_What the exercise asks_
Copy from the first line below down to and including the line with "const legendRows = [541, 576];". Skip the pictures.
★ ★ ★ ★ ★
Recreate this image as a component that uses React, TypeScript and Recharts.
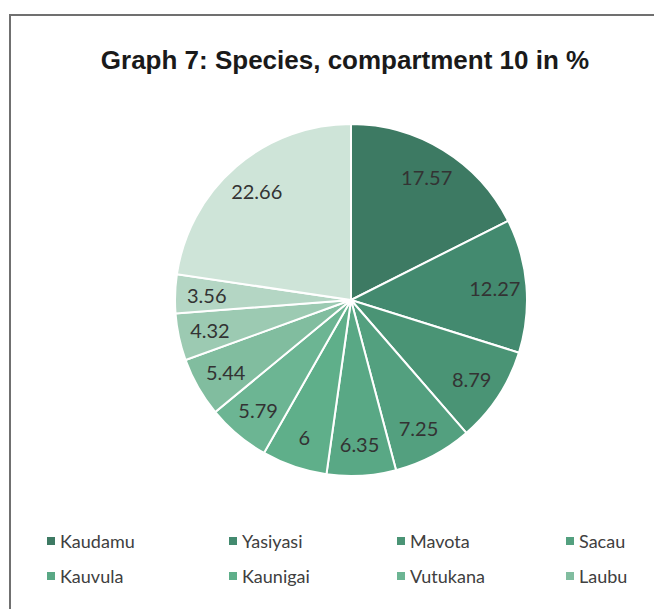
import React from "react";
import { PieChart, Pie, Cell } from "recharts";

const title = "Graph 7: Species, compartment 10 in %";
const legendNames = ["Kaudamu", "Yasiyasi", "Mavota", "Sacau", "Kauvula", "Kaunigai", "Vutukana", "Laubu"];
const values = [17.57, 12.27, 8.79, 7.25, 6.35, 6, 5.79, 5.44, 4.32, 3.56, 22.66];
const colors = [
  "#3d7a63",
  "#438a6f",
  "#4a9475",
  "#53a07f",
  "#59a885",
  "#5faf8a",
  "#6cb593",
  "#81bd9f",
  "#9ccab2",
  "#b4d6c4",
  "#cee4d8",
];

const data = values.map((v, i) => ({ name: legendNames[i] ?? `s${i + 1}`, value: v }));

const RAD = Math.PI / 180;
const renderLabel = (props: any) => {
  const { cx, cy, midAngle, outerRadius, value } = props;
  const r = outerRadius * 0.82;
  const x = cx + r * Math.cos(-midAngle * RAD);
  const y = cy + r * Math.sin(-midAngle * RAD);
  return (
    <text
      x={x}
      y={y}
      fill="#333333"
      textAnchor="middle"
      dominantBaseline="central"
      fontFamily="Lato, 'Open Sans', sans-serif"
      fontSize={20}
    >
      {String(value)}
    </text>
  );
};

const legendCols = [47, 229, 397, 566];
const legendRows = [541, 576];

export default function App() {
  return (
    <div style={{ position: "absolute", left: 0, top: 0, width: 654, height: 609, background: "#fff", overflow: "hidden" }}>
      <div
        style={{
          position: "absolute",
          left: 9,
          top: 14,
          width: 660,
          height: 620,
          borderTop: "2px solid #707070",
          borderLeft: "2px solid #707070",
          boxSizing: "border-box",
        }}
      />
      <svg style={{ position: "absolute", left: 0, top: 0 }} width={654} height={609}>
        <text
          x={345}
          y={69}
          textAnchor="middle"
          fontFamily="'Liberation Sans', Arial, sans-serif"
          fontWeight="bold"
          fontSize={26}
          fill="#1a1a1a"
        >
          {title}
        </text>
        {legendNames.map((n, i) => {
          const col = i % 4;
          const row = Math.floor(i / 4);
          const x = legendCols[col];
          const y = legendRows[row];
          return (
            <g key={n}>
              <rect x={x} y={y - 4} width={8} height={8} fill={colors[i]} />
              <text
                x={x + 13}
                y={y}
                dominantBaseline="central"
                fontFamily="Lato, 'Open Sans', sans-serif"
                fontSize={18}
                fill="#404040"
              >
                {n}
              </text>
            </g>
          );
        })}
      </svg>
      <div style={{ position: "absolute", left: 0, top: 0 }}>
        <PieChart width={654} height={609}>
          <Pie
            data={data}
            dataKey="value"
            nameKey="name"
            cx={346}
            cy={295}
            outerRadius={176}
            startAngle={90}
            endAngle={-270}
            stroke="#ffffff"
            strokeWidth={2}
            label={renderLabel}
            labelLine={false}
            isAnimationActive={false}
          >
            {data.map((d, i) => (
              <Cell key={i} fill={colors[i]} />
            ))}
          </Pie>
        </PieChart>
      </div>
    </div>
  );
}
★ ★ ★ ★ ★
_Output for this exercise_
Recreate this image as a component that uses React, TypeScript and Recharts.
import React from "react";
import { PieChart, Pie, Cell } from "recharts";

const title = "Graph 7: Species, compartment 10 in %";
const legendNames = ["Kaudamu", "Yasiyasi", "Mavota", "Sacau", "Kauvula", "Kaunigai", "Vutukana", "Laubu"];
const values = [17.57, 12.27, 8.79, 7.25, 6.35, 6, 5.79, 5.44, 4.32, 3.56, 22.66];
const colors = [
  "#3d7a63",
  "#438a6f",
  "#4a9475",
  "#53a07f",
  "#59a885",
  "#5faf8a",
  "#6cb593",
  "#81bd9f",
  "#9ccab2",
  "#b4d6c4",
  "#cee4d8",
];

const data = values.map((v, i) => ({ name: legendNames[i] ?? `s${i + 1}`, value: v }));

const RAD = Math.PI / 180;
const renderLabel = (props: any) => {
  const { cx, cy, midAngle, outerRadius, value } = props;
  const r = outerRadius * 0.82;
  const x = cx + r * Math.cos(-midAngle * RAD);
  const y = cy + r * Math.sin(-midAngle * RAD);
  return (
    <text
      x={x}
      y={y}
      fill="#333333"
      textAnchor="middle"
      dominantBaseline="central"
      fontFamily="Lato, 'Open Sans', sans-serif"
      fontSize={20}
    >
      {String(value)}
    </text>
  );
};

const legendCols = [47, 229, 397, 566];
const legendRows = [541, 576];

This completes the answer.